▼▼▼

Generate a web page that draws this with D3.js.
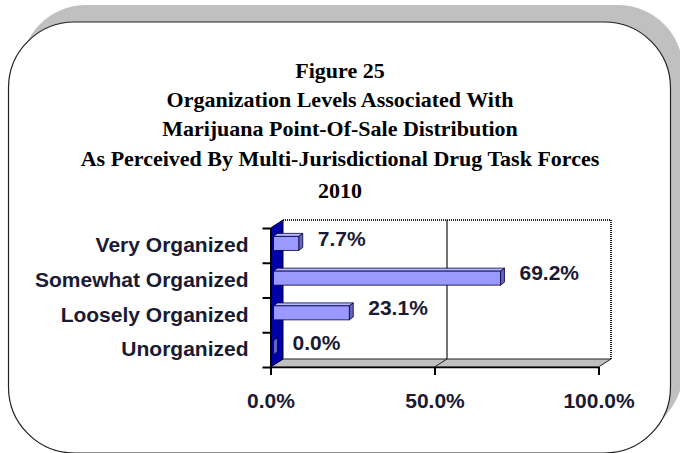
<!DOCTYPE html>
<html>
<head>
<meta charset="utf-8">
<script src="https://cdnjs.cloudflare.com/ajax/libs/d3/7.8.5/d3.min.js"></script>
<style>
  html, body { margin: 0; padding: 0; background: #fff; }
  svg { display: block; }
</style>
</head>
<body>
<script>
'use strict';

// chart data
const titleLines = [
  "Figure 25",
  "Organization Levels Associated With",
  "Marijuana Point-Of-Sale Distribution",
  "As Perceived By Multi-Jurisdictional Drug Task Forces",
  "2010"
];
const categories = ["Very Organized", "Somewhat Organized", "Loosely Organized", "Unorganized"];
const values = [7.7, 69.2, 23.1, 0.0];
const xTicks = [0, 50, 100];

(function() {
  const W = 680, H = 453;
  const svg = d3.select('body').append('svg')
    .attr('width', W)
    .attr('height', H);

  // frame: grey shadow and white rounded box
  svg.append('rect')
    .attr('x', 21).attr('y', 5)
    .attr('width', 662).attr('height', 431)
    .attr('rx', 65).attr('ry', 65)
    .attr('fill', '#c0c0c0');
  svg.append('rect')
    .attr('x', 8.5).attr('y', 22)
    .attr('width', 662).attr('height', 431)
    .attr('rx', 66).attr('ry', 66)
    .attr('fill', '#fff')
    .attr('stroke', '#222')
    .attr('stroke-width', 1.2);

  // title
  const titleY = [78, 107, 136, 166, 198];
  svg.append('g').selectAll('text')
    .data(titleLines)
    .enter().append('text')
      .attr('x', 340)
      .attr('y', (d, i) => titleY[i])
      .attr('text-anchor', 'middle')
      .style('font-family', '"Liberation Serif", "Times New Roman", serif')
      .style('font-weight', 'bold')
      .style('font-size', '22px')
      .attr('fill', '#000')
      .text(d => d);

  // plot geometry (front plane) plus 3d depth offset
  const front = {x0: 270.5, x1: 598.5, y0: 228, y1: 367};
  const depth = {dx: 12.5, dy: -8};

  const x = d3.scaleLinear().domain([0, 100]).range([front.x0, front.x1]);
  const yBand = d3.scaleBand().domain(categories).range([front.y0, front.y1]).paddingInner(0).paddingOuter(0);
  const yEdge = d3.scaleLinear().domain([0, categories.length]).range([front.y0, front.y1]);

  const bx = v => x(v) + depth.dx;
  const by = v => v + depth.dy;

  // back wall
  svg.append('rect')
    .attr('x', bx(0)).attr('y', by(front.y0))
    .attr('width', bx(100) - bx(0)).attr('height', front.y1 - front.y0)
    .attr('fill', '#fff');

  // back wall gridlines
  svg.append('g').selectAll('line')
    .data(xTicks.filter(t => t > 0 && t < 100))
    .enter().append('line')
      .attr('x1', d => bx(d)).attr('x2', d => bx(d))
      .attr('y1', by(front.y0)).attr('y2', by(front.y1))
      .attr('stroke', '#444').attr('stroke-width', 1.5);

  // dotted top and right border of back wall
  svg.append('path')
    .attr('d', 'M' + bx(0) + ',' + by(front.y0) + 'H' + bx(100) + 'V' + by(front.y1))
    .attr('fill', 'none')
    .attr('stroke', '#222')
    .attr('stroke-width', 2)
    .attr('stroke-dasharray', '1,1');

  // floor
  svg.append('path')
    .attr('d', 'M' + x(0) + ',' + front.y1 + 'L' + x(100) + ',' + front.y1 +
               'L' + bx(100) + ',' + by(front.y1) + 'L' + bx(0) + ',' + by(front.y1) + 'Z')
    .attr('fill', '#c0c0c0')
    .attr('stroke', '#222')
    .attr('stroke-width', 1);
  svg.append('g').selectAll('line')
    .data(xTicks.filter(t => t > 0 && t < 100))
    .enter().append('line')
      .attr('x1', d => x(d)).attr('y1', front.y1)
      .attr('x2', d => bx(d)).attr('y2', by(front.y1))
      .attr('stroke', '#222').attr('stroke-width', 1);

  // left blue wall
  svg.append('path')
    .attr('d', 'M' + x(0) + ',' + front.y0 + 'L' + bx(0) + ',' + by(front.y0) +
               'L' + bx(0) + ',' + by(front.y1) + 'L' + x(0) + ',' + front.y1 + 'Z')
    .attr('fill', '#0000a8')
    .attr('stroke', '#000033')
    .attr('stroke-width', 1);

  // bars
  const barH = 14;
  const bOff = {dx: 3, dy: -2};   // bars sit a little behind the front plane
  const bDep = {dx: 4, dy: -3};
  const bars = svg.append('g').selectAll('g')
    .data(categories.map((c, i) => ({cat: c, val: values[i]})))
    .enter().append('g');

  const faceX0 = d => x(0) + bOff.dx;
  const faceX1 = d => x(d.val) + bOff.dx;
  const faceY0 = d => yBand(d.cat) + yBand.bandwidth() / 2 - barH / 2 + bOff.dy;

  // top face
  bars.append('path')
    .attr('d', d => {
      const x0 = faceX0(d), x1 = faceX1(d), y0 = faceY0(d);
      return 'M' + x0 + ',' + y0 + 'L' + (x0 + bDep.dx) + ',' + (y0 + bDep.dy) +
             'L' + (x1 + bDep.dx) + ',' + (y0 + bDep.dy) + 'L' + x1 + ',' + y0 + 'Z';
    })
    .attr('fill', '#b8b8ff').attr('stroke', '#000040').attr('stroke-width', 0.8);
  // side face
  bars.append('path')
    .attr('d', d => {
      const x1 = faceX1(d), y0 = faceY0(d);
      return 'M' + x1 + ',' + y0 + 'L' + (x1 + bDep.dx) + ',' + (y0 + bDep.dy) +
             'L' + (x1 + bDep.dx) + ',' + (y0 + barH + bDep.dy) + 'L' + x1 + ',' + (y0 + barH) + 'Z';
    })
    .attr('fill', '#6666b8').attr('stroke', '#000040').attr('stroke-width', 0.8);
  // front face
  bars.append('rect')
    .attr('x', faceX0)
    .attr('y', faceY0)
    .attr('width', d => Math.max(0, faceX1(d) - faceX0(d)))
    .attr('height', barH)
    .attr('fill', '#9999ff')
    .attr('stroke', '#000040')
    .attr('stroke-width', 0.8);

  // value labels
  svg.append('g').selectAll('text')
    .data(categories.map((c, i) => ({cat: c, val: values[i]})))
    .enter().append('text')
      .attr('x', d => x(d.val) + 22)
      .attr('y', d => yBand(d.cat) + yBand.bandwidth() / 2 - 7)
      .attr('dy', '0.35em')
      .style('font-family', '"Liberation Sans", Arial, sans-serif')
      .style('font-weight', 'bold')
      .style('font-size', '21px')
      .attr('fill', '#1a1a33')
      .text(d => d.val.toFixed(1) + '%');

  // left axis: line and ticks at band edges
  const leftTicks = d3.axisLeft(yEdge)
    .tickValues(d3.range(categories.length + 1))
    .tickFormat('')
    .tickSize(8)
    .tickSizeOuter(0);
  svg.append('g')
    .attr('transform', 'translate(' + x(0) + ',0)')
    .call(leftTicks)
    .call(g => g.selectAll('line').attr('stroke', '#000').attr('stroke-width', 2))
    .call(g => g.select('.domain').attr('stroke', '#000').attr('stroke-width', 1.5));

  // category labels
  const leftLabels = d3.axisLeft(yBand).tickSize(0).tickPadding(22);
  svg.append('g')
    .attr('transform', 'translate(' + x(0) + ',0)')
    .call(leftLabels)
    .call(g => g.select('.domain').remove())
    .call(g => g.selectAll('text')
      .style('font-family', '"Liberation Sans", Arial, sans-serif')
      .style('font-weight', 'bold')
      .style('font-size', '21px')
      .attr('fill', '#1a1a33'));

  // bottom axis
  const xAxis = d3.axisBottom(x)
    .tickValues(xTicks)
    .tickFormat(d => d.toFixed(1) + '%')
    .tickSize(8)
    .tickSizeOuter(0)
    .tickPadding(18);
  svg.append('g')
    .attr('transform', 'translate(0,' + front.y1 + ')')
    .call(xAxis)
    .call(g => g.select('.domain').attr('stroke', '#000').attr('stroke-width', 1.5))
    .call(g => g.selectAll('line').attr('stroke', '#000').attr('stroke-width', 2))
    .call(g => g.selectAll('text')
      .style('font-family', '"Liberation Sans", Arial, sans-serif')
      .style('font-weight', 'bold')
      .style('font-size', '21px')
      .attr('fill', '#1a1a33'));
})();
</script>
</body>
</html>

▲▲▲

• DIRECTIONS FOR THIS TASK: Emit the lines of the material exactly, from its first line to the line containing "const xTicks = [0, 50, 100];", inclusive; leave every picture out.

• EXPECTED ANSWER:
Generate a web page that draws this with D3.js.
<!DOCTYPE html>
<html>
<head>
<meta charset="utf-8">
<script src="https://cdnjs.cloudflare.com/ajax/libs/d3/7.8.5/d3.min.js"></script>
<style>
  html, body { margin: 0; padding: 0; background: #fff; }
  svg { display: block; }
</style>
</head>
<body>
<script>
'use strict';

// chart data
const titleLines = [
  "Figure 25",
  "Organization Levels Associated With",
  "Marijuana Point-Of-Sale Distribution",
  "As Perceived By Multi-Jurisdictional Drug Task Forces",
  "2010"
];
const categories = ["Very Organized", "Somewhat Organized", "Loosely Organized", "Unorganized"];
const values = [7.7, 69.2, 23.1, 0.0];
const xTicks = [0, 50, 100];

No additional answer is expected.